There's another subtlety here - lists that filter mail from
non-subscribers penalize folks who use subaddressing for incoming
list mail, since they don't post from the same address at which they
are subscribed. Ideally, lists should not consider subaddresses
when comparing a contributor's address against the list of
subscribers. Failing that, it's helpful if a subscriber can get his
"From" address registered as one for which there is special
permission to post.
Your suggestion to "not consider subaddresses" is impractical at best,
and illegal regardless.
On the contrary, it's clearly practical as I have running code in
bulk_mailer that does this (which will be in the next release).

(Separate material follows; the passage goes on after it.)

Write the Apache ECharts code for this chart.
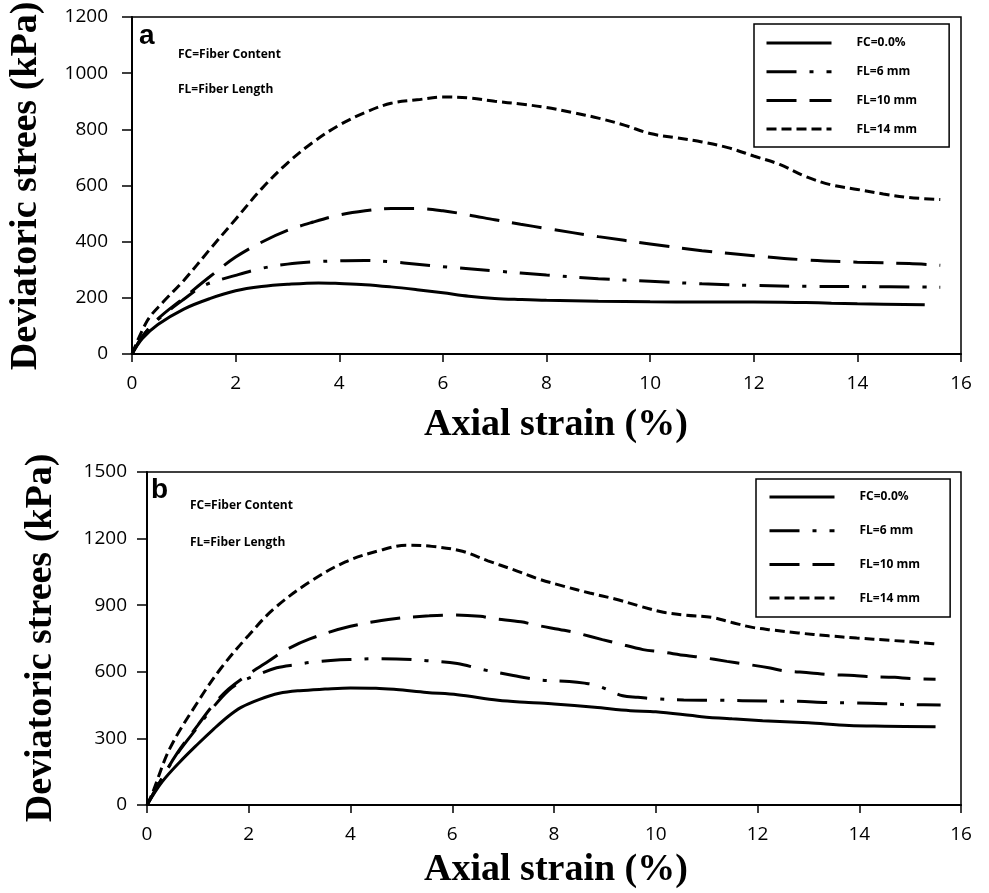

Nor is it illegal. Since there are no standards regarding list filtering,
there are no standards that prohibit lists from doing filtering using
fuzzy matching rather than exact matching on an address. My guess is that
most lists that filter on source address are already taking liberties
when comparing addresses - they're doing case-insensitive comparisons
of the local-part when according to the standards the local-part is
allowed to be case-sensitive.
It doesn't take rocket science for the list to seperately compare
the domain of an email address and the portions of the local-parts
up to but not including any of the separators commonly used:
( + - / . = # )
hosting the elist. Even if it did you're suggesting the elist server
should peek or otherwise parse the localpart of an non-local email
address and that is wrong.
Guess we'd better put a stop to those case-insensitive comparisons, then.
The only practical solution is, as you propose, that the elist needs to
have a separate list of addresses approved to submit messages.
Actually I've demonstrated that there is another practical solution, one
which is unlikely to penalize those using subaddresses at all.